László Nemes’s harrowing portrait of a Sonderkommando in the final days of Auschwitz, SON OF SAUL stunned Cannes upon its world premiere, landing the festival’s Grand Jury Prize and making the festival rounds before playing at AFI FEST 2015 presented by Audi.
We spoke with cinematographer and AFI Conservatory alumnus Mátyás Erdély about how he achieved the film’s impressive look.
Talk about the decision to follow the character of Saul for the entirety of the film.
The film focuses on one character and his journey. We wanted to limit the amount of information that reaches the audience that is not relevant to Saul’s “mission” and keep the background secondary. One reason was not to show too much of the horrors that are impossible to portray, and the other reason was really to focus on Saul’s story.
What were some of the challenges you faced in pulling off the film’s many long takes?
Long takes require a huge amount of concentration from the whole cast and crew. Shooting on film actually helps to create concentration.
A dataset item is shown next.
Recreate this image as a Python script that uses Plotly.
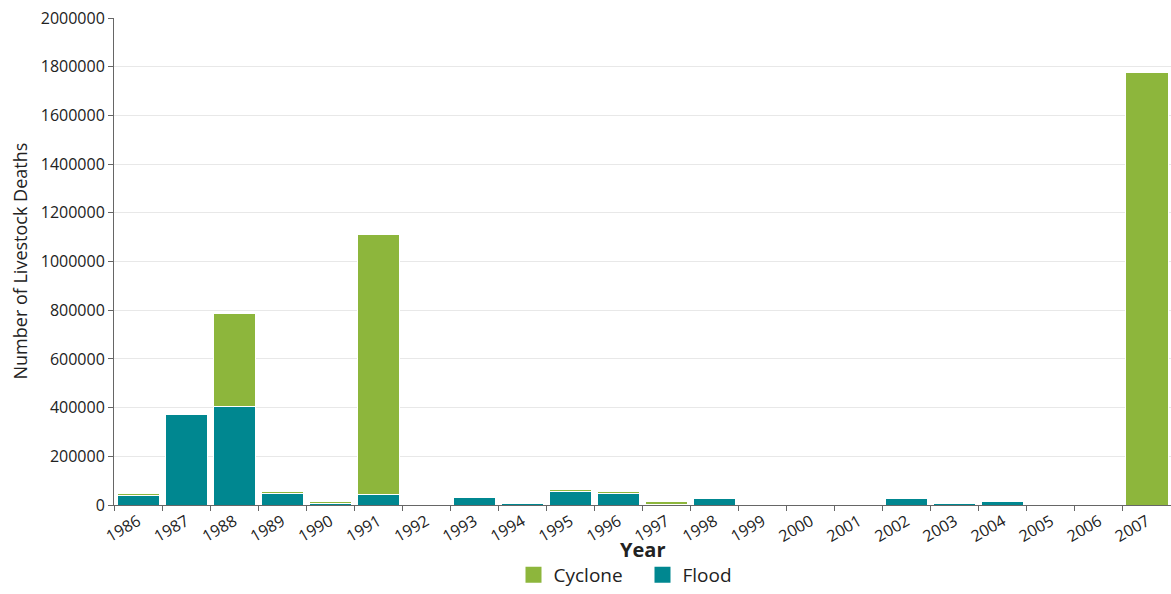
import plotly.graph_objects as go

years = [str(y) for y in range(1986, 2008)]
flood = [40000, 372000, 404000, 48000, 5000, 45000, 1500, 30000, 5000, 55000, 48000,
         2000, 26000, 4000, 3000, 1500, 26000, 8000, 15000, 1500, 1500, 0]
cyclone = [8000, 0, 384000, 6000, 9000, 1066000, 0, 0, 7000, 7000, 6000,
           13000, 0, 0, 0, 0, 0, 0, 0, 0, 0, 1778000]
y_ticks = [0, 200000, 400000, 600000, 800000, 1000000, 1200000, 1400000, 1600000, 1800000, 2000000]

GREEN = "#8db63c"
TEAL = "#008790"
FONT = "Open Sans"

W, H = 1171, 594
L, R, T, B = 114, 0, 18, 81
PW, PH = W - L - R, H - T - B

fig = go.Figure()
fig.add_trace(go.Bar(x=years, y=flood, name="Flood", marker=dict(color=TEAL, line=dict(color="white", width=1)),
                     showlegend=False))
fig.add_trace(go.Bar(x=years, y=cyclone, name="Cyclone", marker=dict(color=GREEN, line=dict(color="white", width=1)),
                     showlegend=False))
# legend entries
fig.add_trace(go.Scatter(x=[years[0]], y=[None], mode="markers", name="Cyclone",
                         marker=dict(symbol="square", size=16, color=GREEN)))
fig.add_trace(go.Scatter(x=[years[0]], y=[None], mode="markers", name="Flood",
                         marker=dict(symbol="square", size=16, color=TEAL)))

fig.update_layout(
    barmode="stack",
    bargap=0.125,
    width=W, height=H,
    margin=dict(l=L, r=R, t=T, b=B),
    plot_bgcolor="white", paper_bgcolor="white",
    font=dict(family=FONT, color="#222"),
    legend=dict(orientation="h", x=0.5, xanchor="center", y=-71 / PH, yanchor="middle",
                font=dict(size=19, family=FONT), itemsizing="trace", traceorder="normal",
                entrywidth=84),
    xaxis=dict(type="category", tickson="boundaries", ticks="outside", ticklen=5, tickcolor="#666",
               showline=True, linecolor="#666", linewidth=1, tickangle=-30, automargin=False,
               tickfont=dict(size=16, family=FONT, color="#222"), ticklabeloverflow="allow",
               showgrid=False, range=[-0.5, 21.5]),
    yaxis=dict(range=[0, 2000000], tickvals=y_ticks, ticktext=[str(v) for v in y_ticks],
               ticks="outside", ticklen=5, tickcolor="#666", showline=True, linecolor="#666",
               linewidth=1, gridcolor="#e8e8e8", zeroline=False, automargin=False,
               ticklabeloverflow="allow",
               tickfont=dict(size=16, family=FONT, color="#222")),
    annotations=[
        dict(text="<b>Year</b>", xref="paper", yref="paper", x=0.5, y=-45 / PH,
             xanchor="center", yanchor="middle", showarrow=False,
             font=dict(size=20, family=FONT, color="#222")),
        dict(text="Number of Livestock Deaths", xref="paper", yref="paper", x=(19 - L) / PW, y=0.5,
             xanchor="center", yanchor="middle", textangle=-90, showarrow=False,
             font=dict(size=18, family=FONT, color="#222")),
    ],
)

fig.write_html(
    "out.html",
    config={"displayModeBar": False},
    post_script=(
        "document.documentElement.style.overflow='hidden';"
        "document.body.style.margin='0';document.body.style.overflow='hidden';"
        "document.body.style.lineHeight='0';"
        "document.querySelectorAll('.plotly-graph-div, .svg-container, .main-svg')"
        ".forEach(function(e){e.style.overflow='hidden';});"
    ),
)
Lighting needs to be variable during the shot according to the needs of the scene and the operating of camera and the coordination of background were usually very complex and complicated. We did many elaborate rehearsals to figure out the details and timings.
An important aspect of this film is what is not shown, or what remains in the background.
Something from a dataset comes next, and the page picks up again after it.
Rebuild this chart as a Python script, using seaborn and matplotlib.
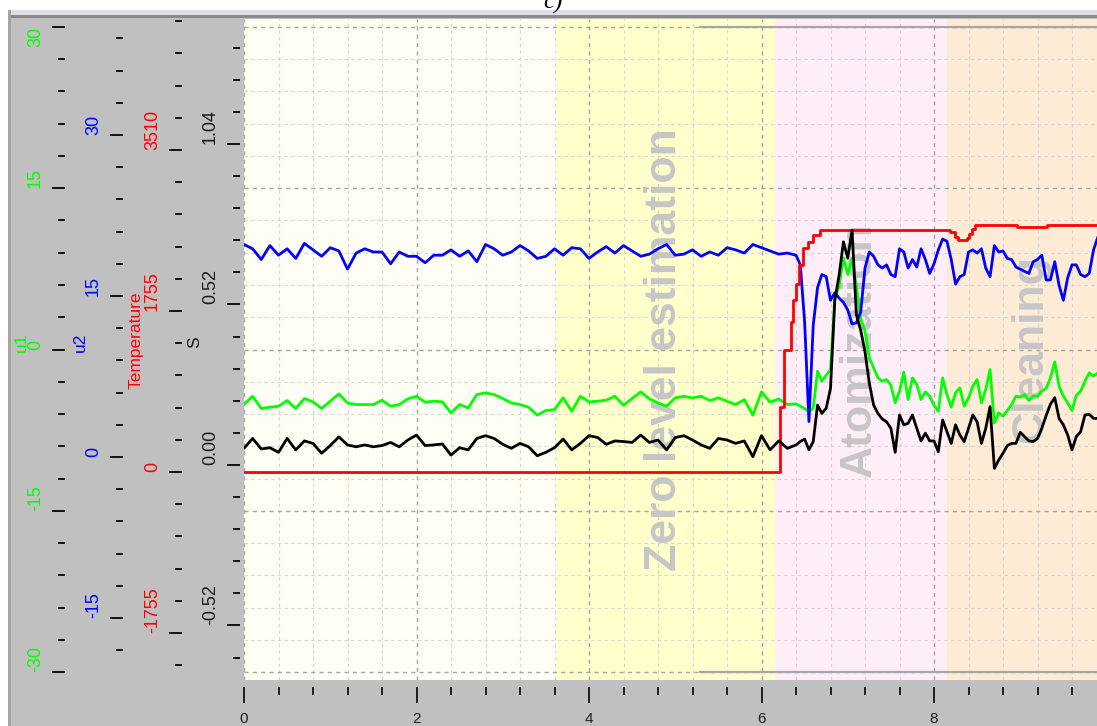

Every detail of every shot was planned and discussed beforehand. So we knew exactly what we wanted to show and how much in or out of focus it should be if it is in the shot.
Were there any specific images of concentration camps that you drew upon when creating the look of this film?
We visited the Auschwitz-Birkenau camp and also had extensive discussions with our production designer. The main photographic references were the two photographs that were taken by the members of the Sonderkommando that we used as a reference for our photography scene.
SON OF SAUL opens in limited release on December 18, 2015.